Before DNS existed, the early ARPANET in the 1970s relied on a single text file called HOSTS.TXT, maintained centrally by the Stanford Research Institute, mapping every computer name on the network to its numeric address. As the network grew from dozens to hundreds of connected machines, this approach became unsustainable — every new computer required a manual update to a single master file, distributed to every other machine on the network. By the early 1980s, this bottleneck was severe enough that Paul Mockapetris, working at the University of Southern California, designed and published the Domain Name System in 1983 (documented in RFCs 882 and 883, later refined in RFCs 1034 and 1035) — a distributed, hierarchical system that could scale to a network of any size without requiring centralized manual updates for every change.
This architectural decision — distributing authority across a hierarchy of nameservers rather than centralizing it — is precisely why DNS scaled successfully to support today's internet with over a billion registered domain names, while a HOSTS.TXT-style centralized approach would have collapsed under its own weight decades ago. Understanding this history illuminates WHY modern DNS works the way it does: the hierarchy of root servers, TLD (top-level domain) servers, and authoritative nameservers for individual domains all exist because of this foundational 1983 design decision to distribute trust and responsibility rather than centralize it.
When you type a domain name into your browser, a remarkably intricate sequence of lookups happens within milliseconds, usually invisible to the end user. First, your device checks its local DNS cache — if you've visited this domain recently, the answer might already be stored locally, skipping the rest of this process entirely. If not cached locally, your device queries your configured DNS resolver (typically provided by your ISP, or a public resolver like Google's 8.8.8.8 or Cloudflare's 1.1.1.1 if you've manually configured one).
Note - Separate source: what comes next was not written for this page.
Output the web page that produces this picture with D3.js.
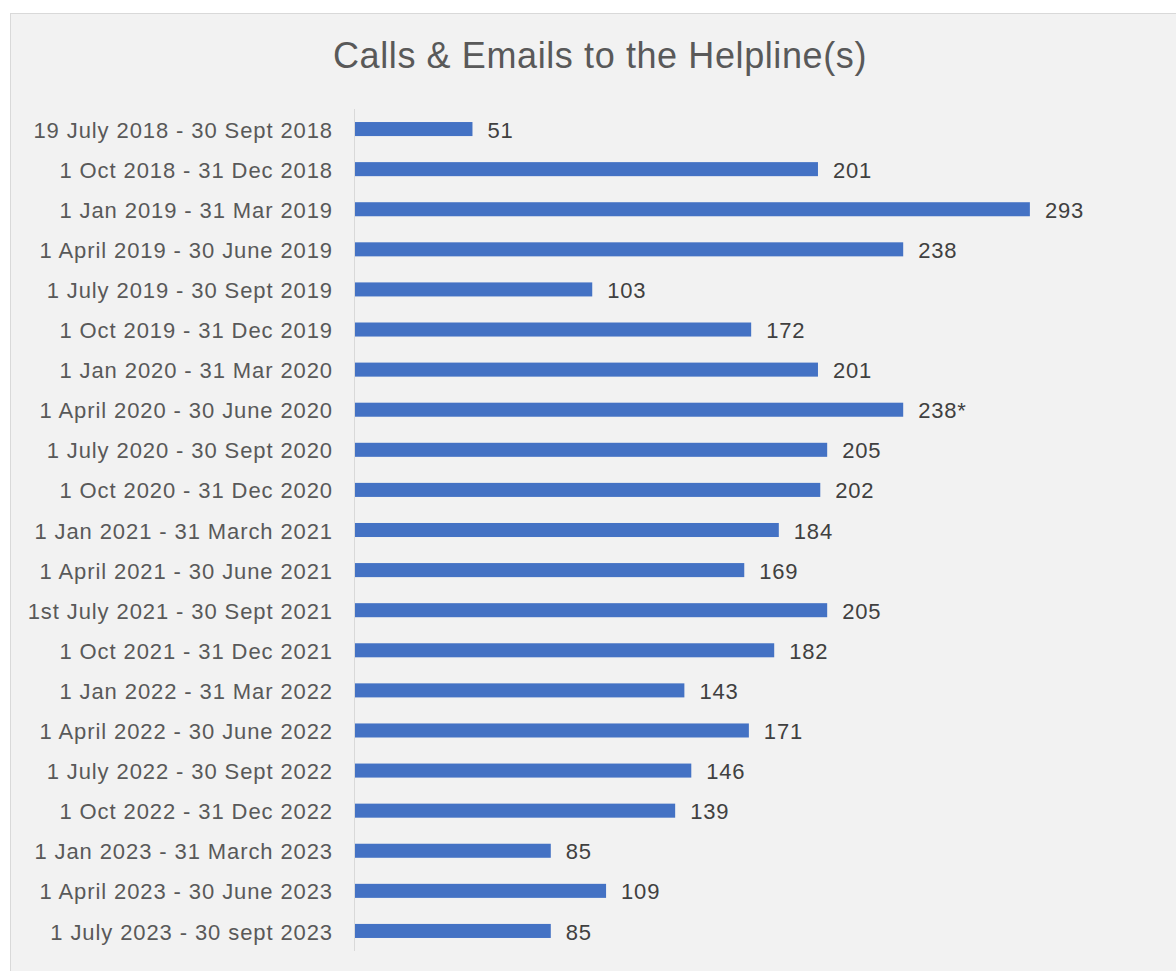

If the resolver doesn't have a cached answer either, it begins the full resolution process: first querying one of thirteen root server clusters (operated by various organizations worldwide, though heavily anycast-replicated across hundreds of physical locations) to find out which server is authoritative for the relevant top-level domain (like .com, .org, or .in). The root server doesn't know the final answer — it just points to the next level. The resolver then queries that TLD server, which in turn points to the AUTHORITATIVE nameserver for the specific domain being requested. Finally, the resolver queries that authoritative nameserver directly, receiving the actual IP address (or other record type) and caching this answer for future use according to the TTL value specified in the response.
This entire multi-step process, despite involving potentially three or four separate server queries across different organizations and continents, typically completes in well under a second — a testament to both the efficiency of the protocol design and the extensive caching that happens at every layer to avoid repeating this full process for every single request.
A common point of confusion is how just thirteen root server "addresses" can handle the enormous global query volume from billions of internet-connected devices without becoming a bottleneck. The answer is anycast routing — a networking technique where the SAME IP address is announced from many physically distinct server locations around the world simultaneously. When your resolver sends a query to a root server's anycast address, the underlying internet routing infrastructure (BGP) automatically directs that query to whichever physical server is "closest" in terms of network routing distance, not necessarily geographic distance. This means a user in Mumbai and a user in São Paulo both querying the "same" root server address are actually being served by entirely different physical machines, each handling only their regional share of traffic — turning what looks like thirteen servers into effectively hundreds of distributed serving locations.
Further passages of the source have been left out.